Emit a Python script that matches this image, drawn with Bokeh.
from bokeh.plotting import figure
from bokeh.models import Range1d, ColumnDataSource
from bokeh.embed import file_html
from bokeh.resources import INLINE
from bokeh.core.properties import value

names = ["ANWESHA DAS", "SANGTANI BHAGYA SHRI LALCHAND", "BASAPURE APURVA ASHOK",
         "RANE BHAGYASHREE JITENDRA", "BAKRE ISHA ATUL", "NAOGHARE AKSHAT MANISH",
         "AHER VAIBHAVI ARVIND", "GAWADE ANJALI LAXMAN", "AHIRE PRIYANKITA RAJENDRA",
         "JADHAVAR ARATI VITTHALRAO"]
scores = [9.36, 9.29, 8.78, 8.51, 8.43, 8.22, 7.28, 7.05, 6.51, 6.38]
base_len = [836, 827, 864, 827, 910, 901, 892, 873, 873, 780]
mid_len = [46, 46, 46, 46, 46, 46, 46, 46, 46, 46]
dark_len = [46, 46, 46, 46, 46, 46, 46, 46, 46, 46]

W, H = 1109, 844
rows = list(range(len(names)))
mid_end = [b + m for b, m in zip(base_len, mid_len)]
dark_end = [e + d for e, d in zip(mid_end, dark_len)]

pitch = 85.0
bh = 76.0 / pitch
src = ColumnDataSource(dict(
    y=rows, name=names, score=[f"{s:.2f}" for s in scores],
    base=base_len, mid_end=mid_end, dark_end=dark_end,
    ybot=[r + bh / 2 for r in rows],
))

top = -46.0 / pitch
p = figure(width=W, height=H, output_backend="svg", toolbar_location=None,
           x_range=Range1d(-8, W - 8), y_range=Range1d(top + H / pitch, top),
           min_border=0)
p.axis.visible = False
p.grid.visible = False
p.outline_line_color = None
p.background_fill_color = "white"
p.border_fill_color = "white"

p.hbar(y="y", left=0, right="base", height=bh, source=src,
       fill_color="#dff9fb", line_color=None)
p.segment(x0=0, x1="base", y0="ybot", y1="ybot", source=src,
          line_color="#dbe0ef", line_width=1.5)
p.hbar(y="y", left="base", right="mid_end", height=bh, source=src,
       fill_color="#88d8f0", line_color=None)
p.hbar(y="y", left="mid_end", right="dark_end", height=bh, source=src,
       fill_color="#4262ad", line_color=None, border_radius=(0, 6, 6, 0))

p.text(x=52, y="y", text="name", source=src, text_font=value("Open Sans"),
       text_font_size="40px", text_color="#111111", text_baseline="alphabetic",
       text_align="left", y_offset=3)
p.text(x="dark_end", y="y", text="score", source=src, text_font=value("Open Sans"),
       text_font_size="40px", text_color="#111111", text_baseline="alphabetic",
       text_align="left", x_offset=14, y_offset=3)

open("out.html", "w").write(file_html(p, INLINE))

☆ ☆ ☆ ☆ ☆ ☆ ☆

Repeat the material above exactly.

Output below:
Emit a Python script that matches this image, drawn with Bokeh.
from bokeh.plotting import figure
from bokeh.models import Range1d, ColumnDataSource
from bokeh.embed import file_html
from bokeh.resources import INLINE
from bokeh.core.properties import value

names = ["ANWESHA DAS", "SANGTANI BHAGYA SHRI LALCHAND", "BASAPURE APURVA ASHOK",
         "RANE BHAGYASHREE JITENDRA", "BAKRE ISHA ATUL", "NAOGHARE AKSHAT MANISH",
         "AHER VAIBHAVI ARVIND", "GAWADE ANJALI LAXMAN", "AHIRE PRIYANKITA RAJENDRA",
         "JADHAVAR ARATI VITTHALRAO"]
scores = [9.36, 9.29, 8.78, 8.51, 8.43, 8.22, 7.28, 7.05, 6.51, 6.38]
base_len = [836, 827, 864, 827, 910, 901, 892, 873, 873, 780]
mid_len = [46, 46, 46, 46, 46, 46, 46, 46, 46, 46]
dark_len = [46, 46, 46, 46, 46, 46, 46, 46, 46, 46]

W, H = 1109, 844
rows = list(range(len(names)))
mid_end = [b + m for b, m in zip(base_len, mid_len)]
dark_end = [e + d for e, d in zip(mid_end, dark_len)]

pitch = 85.0
bh = 76.0 / pitch
src = ColumnDataSource(dict(
    y=rows, name=names, score=[f"{s:.2f}" for s in scores],
    base=base_len, mid_end=mid_end, dark_end=dark_end,
    ybot=[r + bh / 2 for r in rows],
))

top = -46.0 / pitch
p = figure(width=W, height=H, output_backend="svg", toolbar_location=None,
           x_range=Range1d(-8, W - 8), y_range=Range1d(top + H / pitch, top),
           min_border=0)
p.axis.visible = False
p.grid.visible = False
p.outline_line_color = None
p.background_fill_color = "white"
p.border_fill_color = "white"

p.hbar(y="y", left=0, right="base", height=bh, source=src,
       fill_color="#dff9fb", line_color=None)
p.segment(x0=0, x1="base", y0="ybot", y1="ybot", source=src,
          line_color="#dbe0ef", line_width=1.5)
p.hbar(y="y", left="base", right="mid_end", height=bh, source=src,
       fill_color="#88d8f0", line_color=None)
p.hbar(y="y", left="mid_end", right="dark_end", height=bh, source=src,
       fill_color="#4262ad", line_color=None, border_radius=(0, 6, 6, 0))

p.text(x=52, y="y", text="name", source=src, text_font=value("Open Sans"),
       text_font_size="40px", text_color="#111111", text_baseline="alphabetic",
       text_align="left", y_offset=3)
p.text(x="dark_end", y="y", text="score", source=src, text_font=value("Open Sans"),
       text_font_size="40px", text_color="#111111", text_baseline="alphabetic",
       text_align="left", x_offset=14, y_offset=3)

open("out.html", "w").write(file_html(p, INLINE))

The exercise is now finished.